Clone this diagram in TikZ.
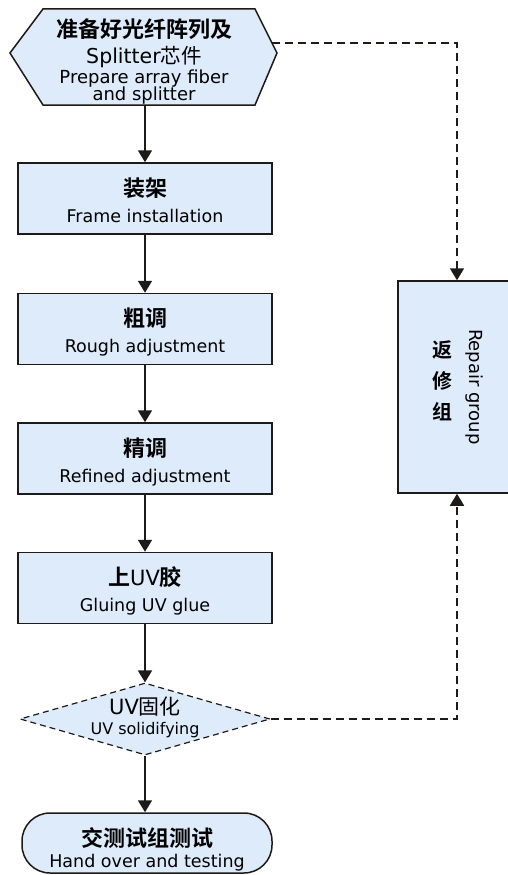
\documentclass[tikz,border=0pt]{standalone}
\usepackage{fontspec}
\setmainfont{DejaVu Sans}
\newfontfamily\cn{Noto Sans CJK SC}
\newfontfamily\cnb{Noto Sans CJK SC Bold}
\usetikzlibrary{arrows.meta,shapes.geometric}
\definecolor{boxfill}{RGB}{221,235,250}
\definecolor{ink}{RGB}{30,26,24}
\newcommand\zhb[1]{{\cnb\fontsize{22}{22}\selectfont #1}}
\newcommand\tightls{\lineskiplimit -100pt\relax}
\newcommand\fsbox{\fontsize{17.5}{26}\selectfont\tightls}
\newcommand\fshex{\fontsize{18}{17}\selectfont\tightls}
\newcommand\fsdia{\fontsize{16}{20}\selectfont\tightls}
\newcommand\fsterm{\fontsize{17.5}{21}\selectfont\tightls}
\begin{document}
\begin{tikzpicture}[x=1pt,y=-1pt,
  stepbox/.style={draw=ink, line width=1.5pt, fill=boxfill, minimum width=254pt, minimum height=71pt, inner sep=0pt, align=center, font=\fsbox},
  txt/.style={inner sep=0pt, align=center},
  flow/.style={draw=ink, line width=1.8pt, -{Triangle[length=12pt,width=14pt]}},
  back/.style={flow, dash pattern=on 8pt off 5pt},
]
\useasboundingbox (0,0) rectangle (507,875);

% start hexagon
\draw[draw=ink, line width=1.5pt, fill=boxfill] (10,53) -- (43,9) -- (255,9) -- (277,53) -- (255,105) -- (43,105) -- cycle;
\coordinate (hexS) at (145,105);
\coordinate (hexR) at (272,43);
\node[txt, anchor=north, font=\fshex] (hex) at (144,17)
  {\rule{0pt}{20pt}\smash{\zhb{准备好光纤阵列及}}\\[9pt]
   \smash{\fontsize{20.5}{13}\selectfont Splitter{\cn 芯件}}\\[3pt]
   \smash{Prepare array fiber}\\
   \smash{and splitter}};

% process boxes
\node[stepbox] (frame) at (145,198.5) {\rule{0pt}{24pt}\smash{\zhb{装架}}\\\smash{Frame installation}\rule[-3pt]{0pt}{3pt}};
\node[stepbox] (rough) at (145,329) {\rule{0pt}{24pt}\smash{\zhb{粗调}}\\\smash{Rough adjustment}\rule[-3pt]{0pt}{3pt}};
\node[stepbox] (refined) at (145,458.5) {\rule{0pt}{24pt}\smash{\zhb{精调}}\\\smash{Refined adjustment}\rule[-3pt]{0pt}{3pt}};
\node[stepbox] (glue) at (145,588) {\rule{0pt}{24pt}\smash{\zhb{上}{\fontsize{21}{21}\selectfont UV}\zhb{胶}}\\\smash{Gluing UV glue}\rule[-3pt]{0pt}{3pt}};

% decision
\node[diamond, draw=ink, line width=1.2pt, dash pattern=on 6pt off 4pt, fill=boxfill, minimum width=250pt, minimum height=72pt, inner sep=0pt] (dia) at (145,719) {};
\node[txt, font=\fsdia] (diat) at (145,719)
  {\rule{0pt}{14pt}\smash{\fontsize{21}{20}\selectfont UV{\cn 固化}}\\\smash{UV solidifying}\rule[-4pt]{0pt}{4pt}};

% terminal
\node[draw=ink, line width=1.5pt, fill=boxfill, rounded corners=28pt, minimum width=250pt, minimum height=60pt, inner sep=0pt, align=center, font=\fsterm] (term) at (147,843)
  {\rule{0pt}{28pt}\smash{\zhb{交测试组测试}}\\\smash{Hand over and testing}\rule[-1pt]{0pt}{1pt}};

% repair group
\node[draw=ink, line width=1.5pt, fill=boxfill, minimum width=118pt, minimum height=212pt, inner sep=0pt] (repair) at (457,387) {};
\node[txt, font=\cnb\fontsize{20}{31}\selectfont] (rzh) at (442,381) {返\\修\\组};
\node[txt, rotate=-90, font=\fontsize{18}{18}\selectfont] (ren) at (474,387) {Repair group};

% connectors
\draw[flow] (hexS) -- (frame.north);
\draw[flow] (frame.south) -- (rough.north);
\draw[flow] (rough.south) -- (refined.north);
\draw[flow] (refined.south) -- (glue.north);
\draw[flow] (glue.south) -- (dia.north);
\draw[flow] (dia.south) -- (dia.south |- term.north);
\draw[back] (hexR) -| (repair.north);
\draw[back] (dia.east) -| (repair.south);
\end{tikzpicture}
\end{document}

□ □ □ □

PROBLEM TO WORK ON:
Leave out the pictures and give the listing above again exactly.

RESULT BELOW:
Clone this diagram in TikZ.
\documentclass[tikz,border=0pt]{standalone}
\usepackage{fontspec}
\setmainfont{DejaVu Sans}
\newfontfamily\cn{Noto Sans CJK SC}
\newfontfamily\cnb{Noto Sans CJK SC Bold}
\usetikzlibrary{arrows.meta,shapes.geometric}
\definecolor{boxfill}{RGB}{221,235,250}
\definecolor{ink}{RGB}{30,26,24}
\newcommand\zhb[1]{{\cnb\fontsize{22}{22}\selectfont #1}}
\newcommand\tightls{\lineskiplimit -100pt\relax}
\newcommand\fsbox{\fontsize{17.5}{26}\selectfont\tightls}
\newcommand\fshex{\fontsize{18}{17}\selectfont\tightls}
\newcommand\fsdia{\fontsize{16}{20}\selectfont\tightls}
\newcommand\fsterm{\fontsize{17.5}{21}\selectfont\tightls}
\begin{document}
\begin{tikzpicture}[x=1pt,y=-1pt,
  stepbox/.style={draw=ink, line width=1.5pt, fill=boxfill, minimum width=254pt, minimum height=71pt, inner sep=0pt, align=center, font=\fsbox},
  txt/.style={inner sep=0pt, align=center},
  flow/.style={draw=ink, line width=1.8pt, -{Triangle[length=12pt,width=14pt]}},
  back/.style={flow, dash pattern=on 8pt off 5pt},
]
\useasboundingbox (0,0) rectangle (507,875);

% start hexagon
\draw[draw=ink, line width=1.5pt, fill=boxfill] (10,53) -- (43,9) -- (255,9) -- (277,53) -- (255,105) -- (43,105) -- cycle;
\coordinate (hexS) at (145,105);
\coordinate (hexR) at (272,43);
\node[txt, anchor=north, font=\fshex] (hex) at (144,17)
  {\rule{0pt}{20pt}\smash{\zhb{准备好光纤阵列及}}\\[9pt]
   \smash{\fontsize{20.5}{13}\selectfont Splitter{\cn 芯件}}\\[3pt]
   \smash{Prepare array fiber}\\
   \smash{and splitter}};

% process boxes
\node[stepbox] (frame) at (145,198.5) {\rule{0pt}{24pt}\smash{\zhb{装架}}\\\smash{Frame installation}\rule[-3pt]{0pt}{3pt}};
\node[stepbox] (rough) at (145,329) {\rule{0pt}{24pt}\smash{\zhb{粗调}}\\\smash{Rough adjustment}\rule[-3pt]{0pt}{3pt}};
\node[stepbox] (refined) at (145,458.5) {\rule{0pt}{24pt}\smash{\zhb{精调}}\\\smash{Refined adjustment}\rule[-3pt]{0pt}{3pt}};
\node[stepbox] (glue) at (145,588) {\rule{0pt}{24pt}\smash{\zhb{上}{\fontsize{21}{21}\selectfont UV}\zhb{胶}}\\\smash{Gluing UV glue}\rule[-3pt]{0pt}{3pt}};

% decision
\node[diamond, draw=ink, line width=1.2pt, dash pattern=on 6pt off 4pt, fill=boxfill, minimum width=250pt, minimum height=72pt, inner sep=0pt] (dia) at (145,719) {};
\node[txt, font=\fsdia] (diat) at (145,719)
  {\rule{0pt}{14pt}\smash{\fontsize{21}{20}\selectfont UV{\cn 固化}}\\\smash{UV solidifying}\rule[-4pt]{0pt}{4pt}};

% terminal
\node[draw=ink, line width=1.5pt, fill=boxfill, rounded corners=28pt, minimum width=250pt, minimum height=60pt, inner sep=0pt, align=center, font=\fsterm] (term) at (147,843)
  {\rule{0pt}{28pt}\smash{\zhb{交测试组测试}}\\\smash{Hand over and testing}\rule[-1pt]{0pt}{1pt}};

% repair group
\node[draw=ink, line width=1.5pt, fill=boxfill, minimum width=118pt, minimum height=212pt, inner sep=0pt] (repair) at (457,387) {};
\node[txt, font=\cnb\fontsize{20}{31}\selectfont] (rzh) at (442,381) {返\\修\\组};
\node[txt, rotate=-90, font=\fontsize{18}{18}\selectfont] (ren) at (474,387) {Repair group};

% connectors
\draw[flow] (hexS) -- (frame.north);
\draw[flow] (frame.south) -- (rough.north);
\draw[flow] (rough.south) -- (refined.north);
\draw[flow] (refined.south) -- (glue.north);
\draw[flow] (glue.south) -- (dia.north);
\draw[flow] (dia.south) -- (dia.south |- term.north);
\draw[back] (hexR) -| (repair.north);
\draw[back] (dia.east) -| (repair.south);
\end{tikzpicture}
\end{document}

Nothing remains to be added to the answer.